WHAT TO WORK ON:
Transcribe the material exactly. Images do not belong in the copy.

SOURCE DATA:
--- Start ---
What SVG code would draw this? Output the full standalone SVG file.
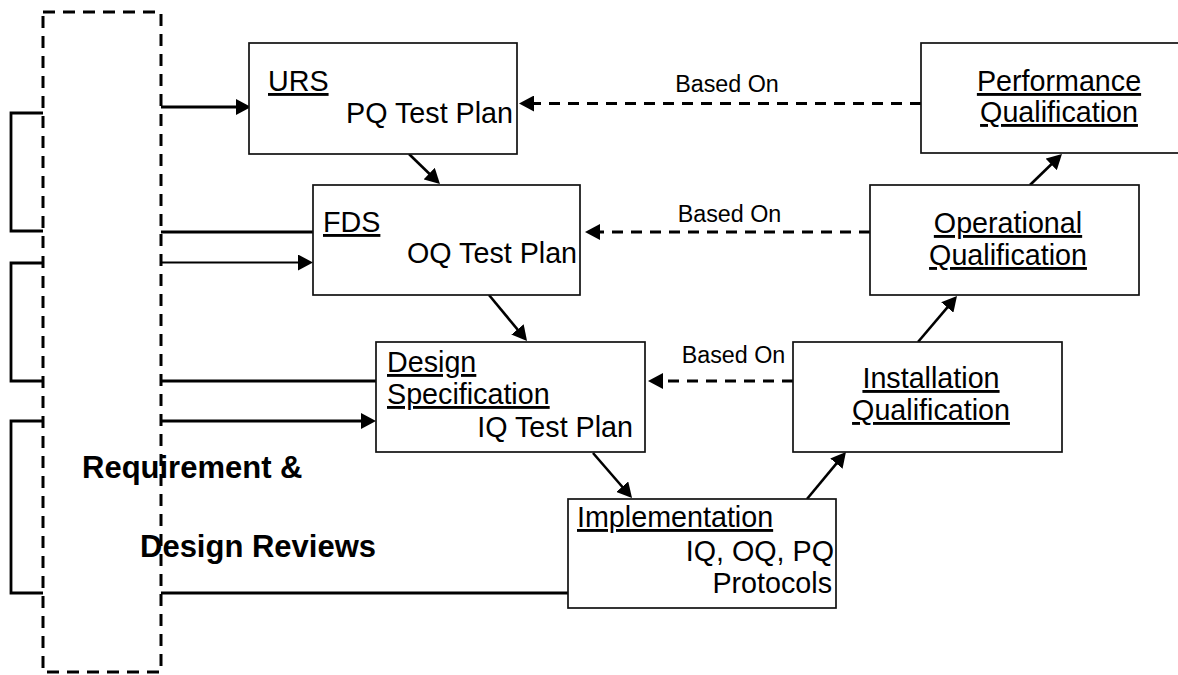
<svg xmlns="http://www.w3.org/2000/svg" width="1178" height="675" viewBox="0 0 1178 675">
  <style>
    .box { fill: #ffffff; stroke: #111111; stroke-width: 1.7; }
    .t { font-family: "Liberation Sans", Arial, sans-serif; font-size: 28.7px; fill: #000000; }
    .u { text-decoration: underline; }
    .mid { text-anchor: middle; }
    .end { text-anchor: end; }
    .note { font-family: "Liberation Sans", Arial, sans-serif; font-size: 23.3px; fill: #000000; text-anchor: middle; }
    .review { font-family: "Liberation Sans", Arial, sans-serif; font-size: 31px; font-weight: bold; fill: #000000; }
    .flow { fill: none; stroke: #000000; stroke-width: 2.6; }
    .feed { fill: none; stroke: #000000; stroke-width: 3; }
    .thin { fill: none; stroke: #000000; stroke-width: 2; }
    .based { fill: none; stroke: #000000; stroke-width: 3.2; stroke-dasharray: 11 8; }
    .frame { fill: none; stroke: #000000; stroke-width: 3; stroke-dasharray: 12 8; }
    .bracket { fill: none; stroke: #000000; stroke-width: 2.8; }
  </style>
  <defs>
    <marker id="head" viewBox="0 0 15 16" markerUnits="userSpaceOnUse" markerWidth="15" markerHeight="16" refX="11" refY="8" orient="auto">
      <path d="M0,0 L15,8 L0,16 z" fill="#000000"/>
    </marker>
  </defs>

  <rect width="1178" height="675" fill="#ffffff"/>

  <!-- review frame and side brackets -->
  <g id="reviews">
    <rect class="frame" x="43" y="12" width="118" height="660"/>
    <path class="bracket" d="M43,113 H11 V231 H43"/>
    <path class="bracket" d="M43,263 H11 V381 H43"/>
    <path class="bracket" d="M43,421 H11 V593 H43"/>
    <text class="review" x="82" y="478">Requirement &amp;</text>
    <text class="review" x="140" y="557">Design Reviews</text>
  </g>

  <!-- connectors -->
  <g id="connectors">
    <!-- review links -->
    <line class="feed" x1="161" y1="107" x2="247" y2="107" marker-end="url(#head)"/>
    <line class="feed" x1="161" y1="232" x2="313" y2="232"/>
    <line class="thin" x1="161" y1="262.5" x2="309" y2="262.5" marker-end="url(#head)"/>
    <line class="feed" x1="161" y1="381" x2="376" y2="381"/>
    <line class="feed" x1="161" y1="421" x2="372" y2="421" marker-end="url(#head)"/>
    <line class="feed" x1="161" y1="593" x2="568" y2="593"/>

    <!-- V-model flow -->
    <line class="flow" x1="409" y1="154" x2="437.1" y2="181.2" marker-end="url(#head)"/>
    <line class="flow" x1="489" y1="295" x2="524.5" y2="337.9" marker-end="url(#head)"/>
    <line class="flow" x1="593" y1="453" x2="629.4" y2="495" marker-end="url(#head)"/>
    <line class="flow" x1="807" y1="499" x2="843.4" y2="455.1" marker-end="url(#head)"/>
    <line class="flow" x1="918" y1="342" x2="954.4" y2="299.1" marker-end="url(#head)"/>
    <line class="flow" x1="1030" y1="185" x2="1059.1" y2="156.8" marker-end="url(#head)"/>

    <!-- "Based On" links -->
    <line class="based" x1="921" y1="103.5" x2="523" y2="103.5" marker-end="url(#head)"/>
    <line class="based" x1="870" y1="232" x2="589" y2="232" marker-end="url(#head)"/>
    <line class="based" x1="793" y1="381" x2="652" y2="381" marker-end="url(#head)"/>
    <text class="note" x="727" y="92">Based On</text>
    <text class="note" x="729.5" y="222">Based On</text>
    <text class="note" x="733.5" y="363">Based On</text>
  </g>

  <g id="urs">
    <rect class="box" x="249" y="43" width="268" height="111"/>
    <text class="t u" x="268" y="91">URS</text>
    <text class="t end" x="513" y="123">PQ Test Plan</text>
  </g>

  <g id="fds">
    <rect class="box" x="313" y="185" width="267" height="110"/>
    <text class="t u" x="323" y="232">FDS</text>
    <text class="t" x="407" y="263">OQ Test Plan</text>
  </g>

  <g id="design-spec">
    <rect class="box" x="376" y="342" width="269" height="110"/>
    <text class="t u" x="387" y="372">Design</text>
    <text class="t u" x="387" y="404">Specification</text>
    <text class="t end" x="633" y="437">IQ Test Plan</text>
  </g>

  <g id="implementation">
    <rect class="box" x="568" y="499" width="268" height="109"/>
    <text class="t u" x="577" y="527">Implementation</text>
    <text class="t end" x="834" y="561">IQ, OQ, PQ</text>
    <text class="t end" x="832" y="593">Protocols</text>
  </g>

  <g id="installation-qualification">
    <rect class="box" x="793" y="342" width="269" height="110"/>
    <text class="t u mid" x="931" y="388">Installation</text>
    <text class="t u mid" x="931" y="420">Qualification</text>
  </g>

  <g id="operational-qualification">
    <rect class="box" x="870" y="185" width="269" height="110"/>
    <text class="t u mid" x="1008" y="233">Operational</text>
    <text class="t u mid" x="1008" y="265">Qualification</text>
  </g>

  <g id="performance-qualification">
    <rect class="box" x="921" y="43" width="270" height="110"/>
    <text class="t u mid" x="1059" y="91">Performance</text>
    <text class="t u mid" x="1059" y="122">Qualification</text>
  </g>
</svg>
--- End ---
THE REPLY:
What SVG code would draw this? Output the full standalone SVG file.
<svg xmlns="http://www.w3.org/2000/svg" width="1178" height="675" viewBox="0 0 1178 675">
  <style>
    .box { fill: #ffffff; stroke: #111111; stroke-width: 1.7; }
    .t { font-family: "Liberation Sans", Arial, sans-serif; font-size: 28.7px; fill: #000000; }
    .u { text-decoration: underline; }
    .mid { text-anchor: middle; }
    .end { text-anchor: end; }
    .note { font-family: "Liberation Sans", Arial, sans-serif; font-size: 23.3px; fill: #000000; text-anchor: middle; }
    .review { font-family: "Liberation Sans", Arial, sans-serif; font-size: 31px; font-weight: bold; fill: #000000; }
    .flow { fill: none; stroke: #000000; stroke-width: 2.6; }
    .feed { fill: none; stroke: #000000; stroke-width: 3; }
    .thin { fill: none; stroke: #000000; stroke-width: 2; }
    .based { fill: none; stroke: #000000; stroke-width: 3.2; stroke-dasharray: 11 8; }
    .frame { fill: none; stroke: #000000; stroke-width: 3; stroke-dasharray: 12 8; }
    .bracket { fill: none; stroke: #000000; stroke-width: 2.8; }
  </style>
  <defs>
    <marker id="head" viewBox="0 0 15 16" markerUnits="userSpaceOnUse" markerWidth="15" markerHeight="16" refX="11" refY="8" orient="auto">
      <path d="M0,0 L15,8 L0,16 z" fill="#000000"/>
    </marker>
  </defs>

  <rect width="1178" height="675" fill="#ffffff"/>

  <!-- review frame and side brackets -->
  <g id="reviews">
    <rect class="frame" x="43" y="12" width="118" height="660"/>
    <path class="bracket" d="M43,113 H11 V231 H43"/>
    <path class="bracket" d="M43,263 H11 V381 H43"/>
    <path class="bracket" d="M43,421 H11 V593 H43"/>
    <text class="review" x="82" y="478">Requirement &amp;</text>
    <text class="review" x="140" y="557">Design Reviews</text>
  </g>

  <!-- connectors -->
  <g id="connectors">
    <!-- review links -->
    <line class="feed" x1="161" y1="107" x2="247" y2="107" marker-end="url(#head)"/>
    <line class="feed" x1="161" y1="232" x2="313" y2="232"/>
    <line class="thin" x1="161" y1="262.5" x2="309" y2="262.5" marker-end="url(#head)"/>
    <line class="feed" x1="161" y1="381" x2="376" y2="381"/>
    <line class="feed" x1="161" y1="421" x2="372" y2="421" marker-end="url(#head)"/>
    <line class="feed" x1="161" y1="593" x2="568" y2="593"/>

    <!-- V-model flow -->
    <line class="flow" x1="409" y1="154" x2="437.1" y2="181.2" marker-end="url(#head)"/>
    <line class="flow" x1="489" y1="295" x2="524.5" y2="337.9" marker-end="url(#head)"/>
    <line class="flow" x1="593" y1="453" x2="629.4" y2="495" marker-end="url(#head)"/>
    <line class="flow" x1="807" y1="499" x2="843.4" y2="455.1" marker-end="url(#head)"/>
    <line class="flow" x1="918" y1="342" x2="954.4" y2="299.1" marker-end="url(#head)"/>
    <line class="flow" x1="1030" y1="185" x2="1059.1" y2="156.8" marker-end="url(#head)"/>

    <!-- "Based On" links -->
    <line class="based" x1="921" y1="103.5" x2="523" y2="103.5" marker-end="url(#head)"/>
    <line class="based" x1="870" y1="232" x2="589" y2="232" marker-end="url(#head)"/>
    <line class="based" x1="793" y1="381" x2="652" y2="381" marker-end="url(#head)"/>
    <text class="note" x="727" y="92">Based On</text>
    <text class="note" x="729.5" y="222">Based On</text>
    <text class="note" x="733.5" y="363">Based On</text>
  </g>

  <g id="urs">
    <rect class="box" x="249" y="43" width="268" height="111"/>
    <text class="t u" x="268" y="91">URS</text>
    <text class="t end" x="513" y="123">PQ Test Plan</text>
  </g>

  <g id="fds">
    <rect class="box" x="313" y="185" width="267" height="110"/>
    <text class="t u" x="323" y="232">FDS</text>
    <text class="t" x="407" y="263">OQ Test Plan</text>
  </g>

  <g id="design-spec">
    <rect class="box" x="376" y="342" width="269" height="110"/>
    <text class="t u" x="387" y="372">Design</text>
    <text class="t u" x="387" y="404">Specification</text>
    <text class="t end" x="633" y="437">IQ Test Plan</text>
  </g>

  <g id="implementation">
    <rect class="box" x="568" y="499" width="268" height="109"/>
    <text class="t u" x="577" y="527">Implementation</text>
    <text class="t end" x="834" y="561">IQ, OQ, PQ</text>
    <text class="t end" x="832" y="593">Protocols</text>
  </g>

  <g id="installation-qualification">
    <rect class="box" x="793" y="342" width="269" height="110"/>
    <text class="t u mid" x="931" y="388">Installation</text>
    <text class="t u mid" x="931" y="420">Qualification</text>
  </g>

  <g id="operational-qualification">
    <rect class="box" x="870" y="185" width="269" height="110"/>
    <text class="t u mid" x="1008" y="233">Operational</text>
    <text class="t u mid" x="1008" y="265">Qualification</text>
  </g>

  <g id="performance-qualification">
    <rect class="box" x="921" y="43" width="270" height="110"/>
    <text class="t u mid" x="1059" y="91">Performance</text>
    <text class="t u mid" x="1059" y="122">Qualification</text>
  </g>
</svg>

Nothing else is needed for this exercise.